Romero was convicted in December of two counts of first-degree murder after a jury of six men and six women said Romero intentionally shot Joseph Blunt, a onetime shot-caller for the Norteños gang, and George Duarte, an active member of the gang, in May 2014. Because the jury found that Romero had committed two killings, he received a mandatory sentence of life in prison without parole.

His conviction hinged on circumstantial evidence since no one saw Romero shoot Blunt or Duarte. The judge, however, noted Thursday that the circumstantial evidence was powerful.

“It was so strong, so obvious,” Sanderson said.

In sentencing Romero, the judge also spoke about the defendant’s lengthy criminal record, which began when he was a juvenile and escalated into violent acts as an adult.

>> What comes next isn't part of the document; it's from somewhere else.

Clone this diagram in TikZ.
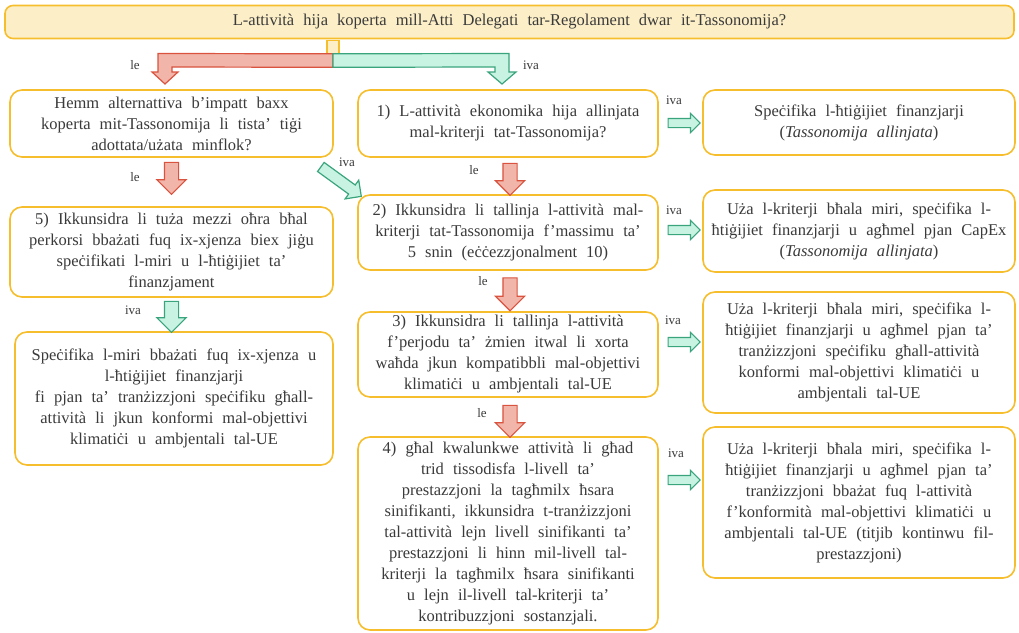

Court records say Romero – who has tattoos of a clown’s face with flames on his left shoulder, a cross on his right shoulder and “Reedley” across his abdomen – is a member of the Vario East Side Reedley street gang, which is aligned with the larger Norteño street gang. Known as “Goober,” Romero’s long rap sheet includes arrests for guns, drugs and street terrorism, court records indicate.

In crafting a case against Romero, prosecutor William Lacy focused on two pieces of evidence: Romero’s cellphone was discovered in Blunt’s car, and Romero made admissions to his mother-in-law that implicated him in the killings.

Lacy said Romero was once a member of the Norteños, but he began to turn against the gang when a fellow gangster shot him in the buttocks in 2009. Romero believed Blunt had given the green light to a fellow gang member to shoot him. Romero’s hatred intensified, Lacy said, when his mother, Socorro Perez, died in May 2013. Romero told others that the Norteño gang had murdered her. But Lacy said the claim was unfounded; Perez died of natural causes, or possibly from an overdose, he said.

Regardless of how she died, Perez’s death motivated her son to kill Blunt and Duarte around Mother’s Day, nearly a year after Perez’s death on May 9, 2013, at age 51, Lacy told the jury.

The California Highway Patrol initially reported that Blunt, 38, of Santa Clara, and Duarte, 40, of Reedley, died in a car accident at Buttonwillow and Jefferson avenues during the early-morning hours of May 12, 2014. The crash scene was a peach orchard near Duarte’s home.

An autopsy later revealed that the two men had died of gunshot wounds: Blunt, who was driving, was shot twice in the right side of his head; Duarte was shot twice in the left side of his head. Lacy said Romero was in the backseat when he put the muzzle of a gun two feet away from each man’s head and fired.

“Pop, pop. Pop, pop. Right in the back of the head, execution style,” Lacy told the jury.

When the car crashed, Romero lost his cellphone inside the vehicle, the prosecutor said. The cellphone had text messages between Romero and Blunt that said they were planning to get together in the late evening hours of May 11, 2014. After the killings, Romero, a frequent user of his cellphone, no longer used it, Lacy said. And before he left the area, according to Lacy, Romero told his mother-in-law: “I’m in trouble. I did something stupid. I need to leave town.” After leaving the area, Romero returned to Reedley and was arrested two months after the killings.